The file backend reads values from a file and loads them into a memory representation. The representation of the values is very efficient and, if the table values can fit into memory, using this backend is the most performant choice. It supports atomic updates so making changes to the file will not update the in-memory view. Instead a specific command allows a reload that will either be successful and replace the table content, or fail and leave the previous table content in place. Once a file table has mapped its content in memory, it behaves like a static table: the content is part of OpenSMTPD and lookups can never fail if the content was valid.

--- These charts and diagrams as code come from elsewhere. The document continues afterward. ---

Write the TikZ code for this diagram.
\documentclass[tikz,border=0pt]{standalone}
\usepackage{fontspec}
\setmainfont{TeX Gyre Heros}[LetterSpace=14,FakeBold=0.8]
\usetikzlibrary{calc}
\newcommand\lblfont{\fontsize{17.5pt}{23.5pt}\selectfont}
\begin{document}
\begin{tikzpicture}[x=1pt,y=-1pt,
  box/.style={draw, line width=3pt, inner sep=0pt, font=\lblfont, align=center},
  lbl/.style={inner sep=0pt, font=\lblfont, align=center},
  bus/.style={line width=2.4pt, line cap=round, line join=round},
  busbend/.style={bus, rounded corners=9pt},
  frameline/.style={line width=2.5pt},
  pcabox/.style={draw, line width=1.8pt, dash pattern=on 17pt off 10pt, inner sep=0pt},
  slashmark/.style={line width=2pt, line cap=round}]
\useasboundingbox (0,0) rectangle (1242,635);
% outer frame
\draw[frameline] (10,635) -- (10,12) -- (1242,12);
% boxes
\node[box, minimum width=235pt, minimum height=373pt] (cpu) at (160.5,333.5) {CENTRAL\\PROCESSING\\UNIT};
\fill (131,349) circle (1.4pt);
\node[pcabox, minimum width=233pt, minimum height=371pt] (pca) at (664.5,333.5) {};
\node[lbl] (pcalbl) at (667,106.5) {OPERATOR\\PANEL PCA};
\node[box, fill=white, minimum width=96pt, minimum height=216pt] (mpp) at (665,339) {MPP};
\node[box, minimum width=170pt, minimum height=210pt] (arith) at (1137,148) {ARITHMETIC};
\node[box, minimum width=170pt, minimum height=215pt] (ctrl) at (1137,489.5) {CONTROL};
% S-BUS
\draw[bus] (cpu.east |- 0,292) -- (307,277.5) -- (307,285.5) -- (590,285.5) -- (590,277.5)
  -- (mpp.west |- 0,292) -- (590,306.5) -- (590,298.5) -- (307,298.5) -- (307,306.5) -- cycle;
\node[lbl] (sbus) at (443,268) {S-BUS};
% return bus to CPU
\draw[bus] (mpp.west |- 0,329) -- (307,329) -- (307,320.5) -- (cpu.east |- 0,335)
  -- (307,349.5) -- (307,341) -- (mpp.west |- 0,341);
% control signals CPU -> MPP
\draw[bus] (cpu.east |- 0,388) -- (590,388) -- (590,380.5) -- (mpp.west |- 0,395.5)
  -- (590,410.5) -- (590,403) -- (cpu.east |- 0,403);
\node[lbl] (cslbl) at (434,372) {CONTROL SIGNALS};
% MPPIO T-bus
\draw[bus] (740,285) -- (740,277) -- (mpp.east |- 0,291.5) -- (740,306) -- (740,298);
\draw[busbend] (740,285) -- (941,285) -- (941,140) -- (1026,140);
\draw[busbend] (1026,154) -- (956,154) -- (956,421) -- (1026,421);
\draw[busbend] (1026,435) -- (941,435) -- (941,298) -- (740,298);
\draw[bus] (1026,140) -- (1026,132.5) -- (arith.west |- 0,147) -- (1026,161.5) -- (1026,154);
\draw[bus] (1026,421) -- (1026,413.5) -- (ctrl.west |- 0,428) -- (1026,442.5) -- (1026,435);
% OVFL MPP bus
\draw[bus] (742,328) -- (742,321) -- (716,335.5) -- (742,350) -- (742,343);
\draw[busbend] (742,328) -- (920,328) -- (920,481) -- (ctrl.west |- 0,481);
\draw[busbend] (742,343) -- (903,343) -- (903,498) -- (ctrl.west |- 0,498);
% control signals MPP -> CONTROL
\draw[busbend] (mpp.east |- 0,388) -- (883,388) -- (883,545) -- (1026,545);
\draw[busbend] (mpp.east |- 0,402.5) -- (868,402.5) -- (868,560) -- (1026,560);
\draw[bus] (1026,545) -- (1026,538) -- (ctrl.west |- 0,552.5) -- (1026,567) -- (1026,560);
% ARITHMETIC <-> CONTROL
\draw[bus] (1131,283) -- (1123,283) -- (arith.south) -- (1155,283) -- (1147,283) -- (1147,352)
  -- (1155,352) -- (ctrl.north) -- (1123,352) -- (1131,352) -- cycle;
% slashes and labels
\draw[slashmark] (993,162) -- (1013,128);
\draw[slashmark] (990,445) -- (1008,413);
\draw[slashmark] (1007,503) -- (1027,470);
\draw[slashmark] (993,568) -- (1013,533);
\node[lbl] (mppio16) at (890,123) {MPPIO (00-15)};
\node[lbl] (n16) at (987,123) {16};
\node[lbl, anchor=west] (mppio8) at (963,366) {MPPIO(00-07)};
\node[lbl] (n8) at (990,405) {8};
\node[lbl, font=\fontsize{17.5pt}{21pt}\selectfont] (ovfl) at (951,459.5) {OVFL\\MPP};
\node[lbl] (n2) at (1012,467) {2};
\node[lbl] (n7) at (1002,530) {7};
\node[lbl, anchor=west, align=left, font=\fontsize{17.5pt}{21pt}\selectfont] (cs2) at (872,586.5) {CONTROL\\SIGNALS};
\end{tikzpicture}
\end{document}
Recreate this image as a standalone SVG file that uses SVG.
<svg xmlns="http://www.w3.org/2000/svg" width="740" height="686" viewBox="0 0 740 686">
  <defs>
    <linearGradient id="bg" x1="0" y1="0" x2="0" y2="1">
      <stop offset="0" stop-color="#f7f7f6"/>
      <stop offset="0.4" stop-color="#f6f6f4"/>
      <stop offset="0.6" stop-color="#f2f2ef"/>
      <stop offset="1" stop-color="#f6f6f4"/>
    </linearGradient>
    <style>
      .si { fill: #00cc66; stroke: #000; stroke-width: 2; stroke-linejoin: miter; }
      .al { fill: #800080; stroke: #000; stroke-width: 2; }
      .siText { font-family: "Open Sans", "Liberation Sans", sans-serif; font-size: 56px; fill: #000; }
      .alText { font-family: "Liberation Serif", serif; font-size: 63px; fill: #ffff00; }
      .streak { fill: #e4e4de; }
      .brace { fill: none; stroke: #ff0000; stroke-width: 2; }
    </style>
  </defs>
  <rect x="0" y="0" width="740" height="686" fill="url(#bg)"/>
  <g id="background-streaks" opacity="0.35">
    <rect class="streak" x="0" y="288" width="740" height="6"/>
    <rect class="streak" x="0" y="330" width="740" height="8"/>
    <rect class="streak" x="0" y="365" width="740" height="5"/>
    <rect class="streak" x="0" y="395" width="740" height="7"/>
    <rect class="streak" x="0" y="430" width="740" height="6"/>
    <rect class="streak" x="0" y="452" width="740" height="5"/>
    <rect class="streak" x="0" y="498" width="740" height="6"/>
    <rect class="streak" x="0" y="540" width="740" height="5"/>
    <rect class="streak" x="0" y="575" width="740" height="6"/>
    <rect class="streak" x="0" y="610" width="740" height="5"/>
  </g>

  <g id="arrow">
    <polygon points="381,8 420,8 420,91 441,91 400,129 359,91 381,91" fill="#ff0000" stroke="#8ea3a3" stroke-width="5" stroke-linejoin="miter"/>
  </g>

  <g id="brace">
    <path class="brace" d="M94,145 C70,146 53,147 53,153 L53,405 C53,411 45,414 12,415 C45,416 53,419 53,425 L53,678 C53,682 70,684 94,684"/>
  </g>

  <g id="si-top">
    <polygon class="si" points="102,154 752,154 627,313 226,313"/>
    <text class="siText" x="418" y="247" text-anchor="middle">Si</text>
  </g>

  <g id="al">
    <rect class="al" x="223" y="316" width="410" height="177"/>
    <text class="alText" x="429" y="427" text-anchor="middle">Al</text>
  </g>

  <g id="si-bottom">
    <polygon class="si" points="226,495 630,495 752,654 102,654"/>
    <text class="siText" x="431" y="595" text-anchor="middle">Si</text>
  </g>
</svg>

The db backend reads values from a Berkeley DB style database. Instead of reading a file and loading it into a memory representation, the file is used as the source to compile a binary file database with a structure that's efficient for lookups. The db backend is slightly less efficiently than the file backend, but it is better suited for large sets of data as it allows entries to remain on disk rather than in memory. As it uses the file backend configuration to build its databases, it is very easy to switch from one to another. I usually recommend that people start using the file backend and switch to db backend if the values grow large enough that memory footprint becomes an issue.

Other backends exist as third-party addons. Among them, the popular sqlite backend, but there's also a mysql backend, a postgresql backend and even an ldap backend. All work very similarly to what was shown in this chapter, but their resource file is an addon-specific configuration file:

table aliases sqlite:/etc/mail/sqlite.conf
table aliases mysql:/etc/mail/mysql.conf

They are managed as separate projects to ensure that OpenSMTPD doesn't inherit all of their dependencies. Anyone can write a custom table backend, it is fairly easy and doesn't require the cooperation of the daemon.


1 At the exception of DNS lookups, for now.